Even Georgia is not immune from turmoil. Indeed, the country is undergoing a serious political crisis since the last parliamentary elections held between October and November 2020 were won by the ruling Georgian Dream party (Parulava & Kotkamp 2021). At the time the opposition denounced the elections as flawed and refused to seat into the parliament. The crisis was defused in April 2021, thanks to an accord brokered by European council President Charles Michel. Yet, the situation was not completely resolved, as the opposition continued to demand new elections, and the governing party pulled out of the EU-brokered agreement in July, judging that it reached its limits. The situation worsened again in October 2021 after the local election dominated by the Georgian Dream party. The opposition claimed that the elections were rigged, and thousands of people poured into the streets to protest. The Organisation for Security and Cooperation in Europe (OCSE) stated that the playing field was tilted in favour of the ruling party (OCSE, 2021). Furthermore, a few days before the elections the former president Mikheil Saakashvili returned to the country to rally support for the opposition, after having lived abroad since 2014. Yet, upon his return, he was arrested due to a sentence handed down in 2018 on abuse of power charges and widely perceived internationally as politically motivated. Moreover, Georgia, as Ukraine and Moldova, has a territorial dispute with Russia, over the Georgian regions of Abkhazia and South Ossetia, which Russia backs militarily and economically and recognises as independent since the aftermath of the Russo-Georgian war in 2008 (Gerrits & Bader, 2016).

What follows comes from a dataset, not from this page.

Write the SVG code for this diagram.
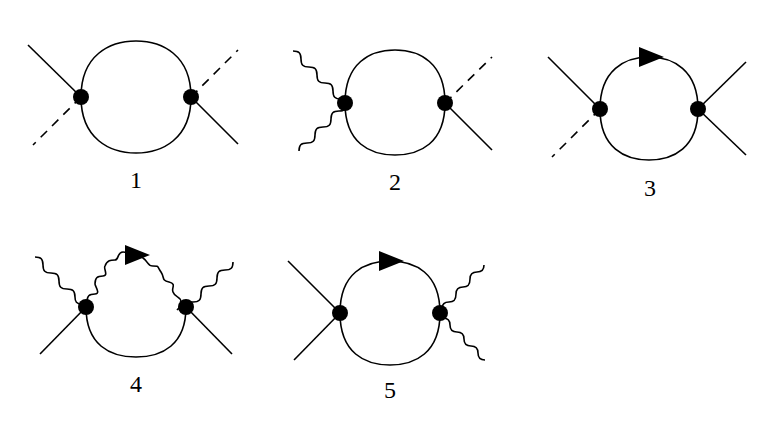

Despite setbacks at home and apprehensions over Russian operations at their borders, Georgia, Moldova, and Ukraine are all pushing for closer ties with the EU with the ultimate aim of obtaining membership. In 2021 the three countries signed a declaration committing them to trilateral cooperation to work together toward a common European future (Herszenhorn, 2021a). This tripartite configuration is known as Associated Trio, and it will entail increased cooperation and coordination between the Ministries of Foreign Affairs of the three countries on European integration issues. Indeed, the trio has more prospects of closer cooperation with the EU in comparison with other members of the Eastern Partnership. Georgia, Moldova, and Ukraine have all signed and fully applied Association Agreements (AAs) and Deep and Comprehensive Free Trade Areas (DCFTAs) with the EU between 2014 and 2017. These agreements allow them some access to the EU single market and within their framework, it has been negotiated the Visa liberalisation which entered into force in Moldova in 2014 and in Ukraine and Georgia in 2017. Moreover, the deals represent around 70% of the EU acquis and they entail important reforms that will align the partner countries’ legislation and standards to the EU ones (Mirel, 2021). Thus, it does not come as a surprise that the EU is their top economic partner (Ciocoi, Kuleba & Zalkaliani, 2021).

The situation is different for the remaining members of the Eastern Partnership, not to mention Belarus, which is waging a “hybrid war”, in the words of EU officials, by luring immigrants from Middle East countries and by pushing them over its borders with Latvia, Lithuania, and Poland in a bid to destabilise them (Euronews, 2021). Armenia-EU relations are based on the Comprehensive and Enhanced Partnership Agreement (CEPA) signed in 2017 that offers only limited integration between the two sides, also due to the need to ensure compatibility with Armenia’s membership of the Eurasian Economic Union (EEU), a Russian-led customs union (European council, 2020a). Negotiations for a similar enhanced agreement have been launched by the EU and Azerbaijan in 2017, but so far, the talks have not yet yielded a deal (European Council, 2020b).

Due to the significant gap between Georgia, Moldova, and Ukraine on one side and Armenia, Azerbaijan, and Belarus on the other, the Associated Trio concept began to gain traction (Herszenhorn, 2021b). The idea would be to offer to Georgia, Moldova, and Ukraine a new agenda for the next decade to sustain the motivation for democratic and economic reforms that would bring them closer to the EU. Without neglecting relations with Armenia and Azerbaijan, and maintaining support for Belarus’ democratic opposition, in this vision the EU would bring its relations with the more advanced trio to a new level, envisioning broader integration into the EU’s single market and commitment to the EU’s four fundamental freedoms, without explicitly offering them membership to the club. The point would be to give the trio tangible and achievable goals for closer integration and cooperation with the EU through a system of incentives and benchmarks. Potential backsliding, as it seems is happening in Georgia, could be sanctioned by reversing some of the integrations attained.

An increased EU integration with its Eastern and South Caucasus partners would probably provoke a sharp rebuff by Russia, which believes that the West exaggerated in expanding the EU and the NATO up to its borders after the end of the Cold War. This could stoke tensions and heighten hostilities in the region. However, the Associated Trio format would also entail several benefits for the EU. It would be a way to further develop its Enlargement and Neighbourhood Policy (ENP) through which the EU increases its clout beyond its borders, without starting an actual round of enlargement, which is opposed by several countries led by France (Barigazzi, 2019). Moreover, the new format would help to stabilise friendly and democratic-minded neighbours, keeping them from being dragged into Russia’s arms. On top of this, if the format remains open to new members, it could encourage laggards like Armenia and Azerbaijan to catch up with the more advanced trio to obtain the same benefits. Furthermore, it would be in line with the EU’s quest for strategic autonomy and with ton der Leyen’s Commission’s stated intention of being a geopolitical Commission. As such, it would be wise for the EU leaders to respond to the Associated Trio’s aspirations, intensifying bonds with Georgia, Moldova, and Ukraine and enhancing the EU’s relevance and governance in the area.